Она вела Журавлика, то есть, скорее, он ее, на тонком поводке. И чуть озадаченно улыбалась. В провинциальной юности все, кто ее интересовал, были рядом. В поликлинике и общаге люди четко делились на нормальных баб и сук распоследних. И тех и других можно было заподозрить в чем угодно, кроме таинственности. Кате долго не удавалось выразить, почему она равнодушна к их попыткам дружить или враждовать с ней. И вдруг осенило: с ними скучно. Со знаком плюс или со знаком минус, они все были одним числом и при сложении давали ноль. Если все-таки уподоблять их чему-то живому, то у их порядочности и злокозненности, разумеется, были корни. Они втягивали потребное для развития из семьи, школы, книг, газет, сплетен. Трифонова это разумела — сдала в медучилище психологию на «отлично». Но ей отчего-то чудилось, будто росли цветочки в английской оранжерее, которую она видела по телевизору. Прозрачный пластиковый контейнер, прозрачный питательный раствор — все на виду. А корни Ксении Ивановны находились в земле, извлекали свое из почвы с неведомым химическим составом.

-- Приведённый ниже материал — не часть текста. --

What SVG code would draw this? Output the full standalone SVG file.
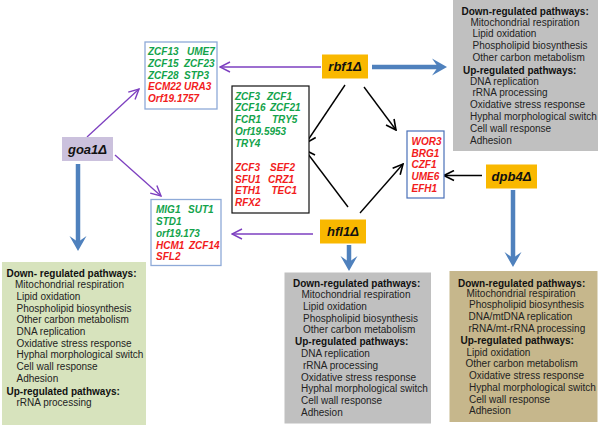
<svg xmlns="http://www.w3.org/2000/svg" width="600" height="426" viewBox="0 0 600 426">
<style>
text{font-family:"Liberation Sans",Arial,sans-serif}
.g{font-size:10px;font-weight:bold;font-style:italic;fill:#13a34b}
.r{font-size:10px;font-weight:bold;font-style:italic;fill:#f21c1c}
.nd{font-size:13px;font-weight:bold;font-style:italic;fill:#111;text-anchor:middle}
.p{font-size:10px;fill:#222}
.h{font-size:10px;font-weight:bold;fill:#111}
.pu{stroke:#7d3fc0;stroke-width:1.3;fill:none}
.bk{stroke:#000;stroke-width:1.4;fill:none}
.bl{stroke:#4f81bd;stroke-width:4.5;fill:none}
.blh{fill:#4f81bd}
</style>
<defs>
<marker id="mp" viewBox="0 0 12 12" refX="11" refY="6" markerWidth="12" markerHeight="12" markerUnits="userSpaceOnUse" orient="auto"><path d="M1,1 L11,6 L1,11" fill="none" stroke="#7d3fc0" stroke-width="1.4"/></marker>
<marker id="mk" viewBox="0 0 12 12" refX="11" refY="6" markerWidth="12" markerHeight="12" markerUnits="userSpaceOnUse" orient="auto"><path d="M1,1 L11,6 L1,11" fill="none" stroke="#000" stroke-width="1.6"/></marker>
</defs>
<rect width="600" height="426" fill="#fff"/>

<g id="connectors">
<line class="pu" x1="321" y1="67" x2="220" y2="67" marker-end="url(#mp)"/>
<line class="pu" x1="87" y1="137" x2="139" y2="89" marker-end="url(#mp)"/>
<line class="pu" x1="115" y1="155" x2="161" y2="196" marker-end="url(#mp)"/>
<line class="pu" x1="313" y1="234" x2="232" y2="234" marker-end="url(#mp)"/>
<line class="bk" x1="345" y1="85" x2="306" y2="143" marker-end="url(#mk)"/>
<line class="bk" x1="364" y1="87" x2="396" y2="130" marker-end="url(#mk)"/>
<line class="bk" x1="348" y1="207" x2="305" y2="150" marker-end="url(#mk)"/>
<line class="bk" x1="360" y1="213" x2="403" y2="164" marker-end="url(#mk)"/>
<line class="bk" x1="482" y1="175.5" x2="444" y2="175.5" marker-end="url(#mk)"/>
<line class="bl" x1="78" y1="164" x2="78" y2="244"/>
<path class="blh" d="M78,251 L69.5,236 L78,242 L86.5,236 Z"/>
<line class="bl" x1="372" y1="67" x2="440" y2="67"/>
<path class="blh" d="M447,67 L432,58.5 L438,67 L432,75.5 Z"/>
<line class="bl" x1="349" y1="245" x2="349" y2="264"/>
<path class="blh" d="M349,271 L340.5,256 L349,262 L357.5,256 Z"/>
<line class="bl" x1="513" y1="190" x2="513" y2="260"/>
<path class="blh" d="M513,267 L504.5,252 L513,258 L521.5,252 Z"/>
</g>

<g id="goa1">
<rect x="62" y="137" width="51" height="24" fill="#cbc1dd"/>
<text class="nd" x="87.5" y="153.5">goa1Δ</text>
</g>
<g id="rbf1">
<rect x="322" y="54.5" width="46" height="24" fill="#f9b800"/>
<text class="nd" x="345" y="71">rbf1Δ</text>
</g>
<g id="hfl1">
<rect x="320" y="219.5" width="46" height="24" fill="#f9b800"/>
<text class="nd" x="343" y="236">hfl1Δ</text>
</g>
<g id="dpb4">
<rect x="486" y="164.5" width="51" height="24" fill="#f9b800"/>
<text class="nd" x="511.5" y="181">dpb4Δ</text>
</g>

<g id="genes-top">
<rect x="145" y="42" width="72" height="67" fill="#fff" stroke="#8eaad8" stroke-width="1.3"/>
<text class="g" x="148" y="55">ZCF13</text><text class="g" x="187" y="55">UME7</text>
<text class="g" x="148" y="67">ZCF15</text><text class="g" x="184" y="67">ZCF23</text>
<text class="g" x="148" y="78.5">ZCF28</text><text class="g" x="184" y="78.5">STP3</text>
<text class="r" x="148" y="90">ECM22</text><text class="r" x="184" y="90">URA3</text>
<text class="r" x="148" y="102">Orf19.1757</text>
</g>

<g id="genes-middle">
<rect x="232" y="86" width="77" height="127" fill="#fff" stroke="#111" stroke-width="1.2"/>
<text class="g" x="235" y="99.5">ZCF3</text><text class="g" x="267" y="99.5">ZCF1</text>
<text class="g" x="235" y="111">ZCF16</text><text class="g" x="270" y="111">ZCF21</text>
<text class="g" x="235" y="123">FCR1</text><text class="g" x="272" y="123">TRY5</text>
<text class="g" x="235" y="135">Orf19.5953</text>
<text class="g" x="235" y="146.5">TRY4</text>
<text class="r" x="235" y="170.5">ZCF3</text><text class="r" x="270" y="170.5">SEF2</text>
<text class="r" x="235" y="182.5">SFU1</text><text class="r" x="268" y="182.5">CRZ1</text>
<text class="r" x="235" y="194">ETH1</text><text class="r" x="271.5" y="194">TEC1</text>
<text class="r" x="235" y="206">RFX2</text>
</g>

<g id="genes-bottom">
<rect x="151" y="199.5" width="70" height="66" fill="#fff" stroke="#8eaad8" stroke-width="1.3"/>
<text class="g" x="156" y="213">MIG1</text><text class="g" x="188" y="213">SUT1</text>
<text class="g" x="156" y="224.5">STD1</text>
<text class="g" x="156" y="236.5">orf19.173</text>
<text class="r" x="156" y="248.5">HCM1</text><text class="r" x="189" y="248.5">ZCF14</text>
<text class="r" x="156" y="260">SFL2</text>
</g>

<g id="genes-right">
<rect x="407" y="131" width="37" height="67" fill="#fff" stroke="#4a70b8" stroke-width="1.2"/>
<text class="r" x="411.5" y="144.5">WOR3</text>
<text class="r" x="411.5" y="156.5">BRG1</text>
<text class="r" x="411.5" y="168">CZF1</text>
<text class="r" x="411.5" y="180">UME6</text>
<text class="r" x="411.5" y="192">EFH1</text>
</g>

<g id="rbf1-pathways">
<rect x="453" y="0" width="145" height="151" fill="#c0c0c0"/>
<text class="h" x="461.5" y="14.5">Down-regulated pathways:</text>
<text class="p" x="470.5" y="26">Mitochondrial respiration</text>
<text class="p" x="472.5" y="37">Lipid oxidation</text>
<text class="p" x="472.5" y="49">Phospholipid biosynthesis</text>
<text class="p" x="472.5" y="61">Other carbon metabolism</text>
<text class="h" x="463" y="73.5">Up-regulated pathways:</text>
<text class="p" x="470" y="84.5">DNA replication</text>
<text class="p" x="472.5" y="96">rRNA processing</text>
<text class="p" x="470" y="108">Oxidative stress response</text>
<text class="p" x="470" y="120">Hyphal morphological switch</text>
<text class="p" x="470" y="132">Cell wall response</text>
<text class="p" x="470" y="143.5">Adhesion</text>
</g>

<g id="goa1-pathways">
<rect x="2" y="262" width="144" height="163" fill="#d7e3bd"/>
<text class="h" x="6.5" y="276.5">Down- regulated pathways:</text>
<text class="p" x="15" y="287.5">Mitochondrial respiration</text>
<text class="p" x="16.5" y="299.5">Lipid oxidation</text>
<text class="p" x="16.5" y="311.5">Phospholipid biosynthesis</text>
<text class="p" x="16.5" y="323">Other carbon metabolism</text>
<text class="p" x="16.5" y="334.5">DNA replication</text>
<text class="p" x="16.5" y="346.5">Oxidative stress response</text>
<text class="p" x="16.5" y="358">Hyphal morphological switch</text>
<text class="p" x="16.5" y="370">Cell wall response</text>
<text class="p" x="16.5" y="382">Adhesion</text>
<text class="h" x="6.5" y="394.5">Up-regulated pathways:</text>
<text class="p" x="16.5" y="406">rRNA processing</text>
</g>

<g id="hfl1-pathways">
<rect x="284.5" y="272.5" width="146.5" height="151" fill="#c0c0c0"/>
<text class="h" x="293" y="286.5">Down-regulated pathways:</text>
<text class="p" x="301.5" y="297.5">Mitochondrial respiration</text>
<text class="p" x="303" y="309.5">Lipid oxidation</text>
<text class="p" x="303" y="321.5">Phospholipid biosynthesis</text>
<text class="p" x="303" y="333">Other carbon metabolism</text>
<text class="h" x="295" y="345">Up-regulated pathways:</text>
<text class="p" x="301" y="356.5">DNA replication</text>
<text class="p" x="303" y="368.5">rRNA  processing</text>
<text class="p" x="301" y="380.5">Oxidative stress response</text>
<text class="p" x="301" y="392">Hyphal morphological switch</text>
<text class="p" x="301" y="403.5">Cell wall response</text>
<text class="p" x="301" y="416">Adhesion</text>
</g>

<g id="dpb4-pathways">
<rect x="449.5" y="271" width="148" height="151" fill="#c6b78c"/>
<text class="h" x="458" y="286.5">Down-regulated pathways:</text>
<text class="p" x="466.5" y="296.5">Mitochondrial respiration</text>
<text class="p" x="469" y="308">Phospholipid biosynthesis</text>
<text class="p" x="468.5" y="319.5">DNA/mtDNA replication</text>
<text class="p" x="468.5" y="332">rRNA/mt-rRNA processing</text>
<text class="h" x="460.5" y="343.5">Up-regulated pathways:</text>
<text class="p" x="466.5" y="355.5">Lipid oxidation</text>
<text class="p" x="465.5" y="367">Other carbon metabolism</text>
<text class="p" x="469" y="378.5">Oxidative stress response</text>
<text class="p" x="469" y="390.5">Hyphal morphological switch</text>
<text class="p" x="469" y="402.5">Cell wall response</text>
<text class="p" x="469" y="414">Adhesion</text>
</g>
</svg>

Конечно же, в операционной Катя самозабвенно и доблестно помогала божественному хирургу Серегину. Только перед самым уходом из клиники настигла мысль: замечательно, что она стоит позади и не видит его густых темных бровей, серых глаз и пушистых длинных ресниц над маской. Иначе завыла бы от любви, а потом умерла от стыда. Зато дома светлый образ медсестре не являлся. И эта сумасшедшая без помех утопала в желании не шевелиться, но силой тяжелого взгляда подгонять стрелки будильника. Пусть крутятся быстрей, пусть настанет поздний вечер. Невероятным подвигом было втиснуть в этот морок теплый душ для себя и вареную курицу для Журавлика. Шерсть Мики сияла, и Кате хотелось, чтобы ее дворняжка выглядела не хуже.
В половине одиннадцатого Катя сказала: «Наконец-то. Песик, гулять». И растянутая пружина времени сжалась. Его не хватало на то, чтобы собраться и прийти вовремя. Джинсы не висели на двери комнаты, как обычно. Катя отчаянно заметалась в поисках. Обнаружила штаны на кухонном табурете и не вспомнила, как они туда попали. Затем в кроссовках порвался шнурок. Она закричала на Журавлика: «Ты грыз, мерзавец?» Тот струсил, заполз за диван и не откликался на мольбы и угрозы. Взбесившись, она рывком отодвинула неподъемную древнюю мебель от стены. Позвоночник возмутился болью, и Катя очнулась.